Sally had read about lighthouses but had never seen one in real life. Lighthouses were made for sailors, the beacons of light to guide them home. She thought about home; maybe this shining light might lead her mother to her. It was foolish, she knew, but the idea brought an odd, momentary comfort.
She knew that it was easy to forget people once they were gone.
She was braver now; it showed in every loop and letter. She never went back to the early pages; it was too painful to reread the musings of her eleven-year-old self. Too difficult to see how stupid she'd been. How hopeful.
Her life had been filled with thieves. How did she not see this coming? Though this man had hardly stolen Sally. Ella had practically given her to him, handed her over as easily and stupidly as she handed the beautiful blue marble to the boy who plucked it from her palm and put it in his pocket.

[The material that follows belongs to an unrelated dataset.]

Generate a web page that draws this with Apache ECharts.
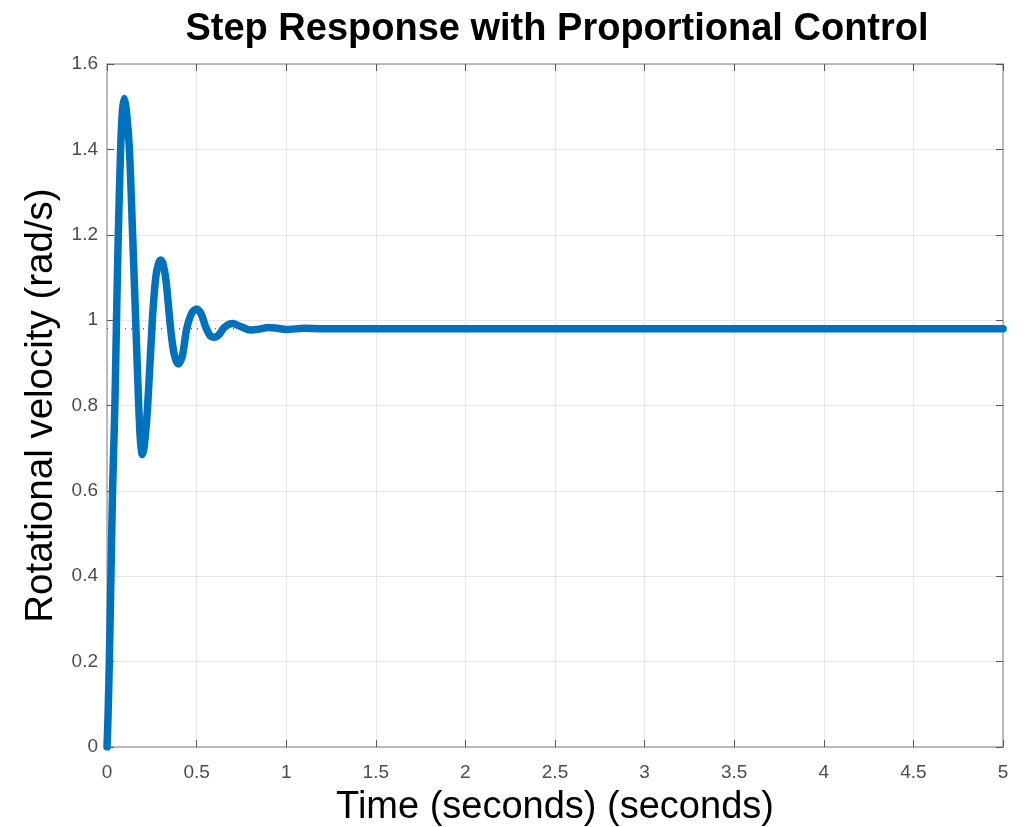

Everyone knew who she was. Everyone knew what Frank La Salle had done to her. Yet no one said a word. It was as if they all shared the same awful secret. But she could feel it in the way their gazes held too long: the girls assessing, and the boys? God only knows what they were thinking.
The world was a terrifying and dangerous place, a world that could convince you to offer up your own child to the devil without even thinking twice.
Florence Fogg, what an odd little girl, and what an odd name, like something from a novel. Like an imaginary girl.
Of course, by then it had become her mission to save girls like Florence, like Sally, the ones with secrets in the art of detecting sorrow. She also learned that the way to protest those poor lambs was not by whis[ering her suspicions to whatever priest sat on the other side of the latticed confessional wall.
Oh. My. Gosh......Heartbreaking.
June, 1948....Lonely at age 11, all Florence "Sally" Horner wanted was friends....to belong....to join the secret girl's club, but her initiation at Woolworth's proves disastrous as a predator is watching and preparing to make his move....take his next victim.
Based on a true life kidnapping, RUST AND STARDUST is an "imagined rendering" of what might have actually happened during the two years Sally spent with a disgusting slithering snake...sex pervert...lier and destroyer of the young and innocent.
After finishing the novel, I did a bit of research....found the staged swing photo....read more about Sally's family and discovered so much of this story is indeed factual. Great job by T. Greenwood to bring her story to life and to our attention. (Nabokov's classic, LOLITA was also inspired by the life of Sally Horner.)
Many thanks to St. Martin's Press and NetGalley for the ARC coming August 7, 2018 in exchange for my review.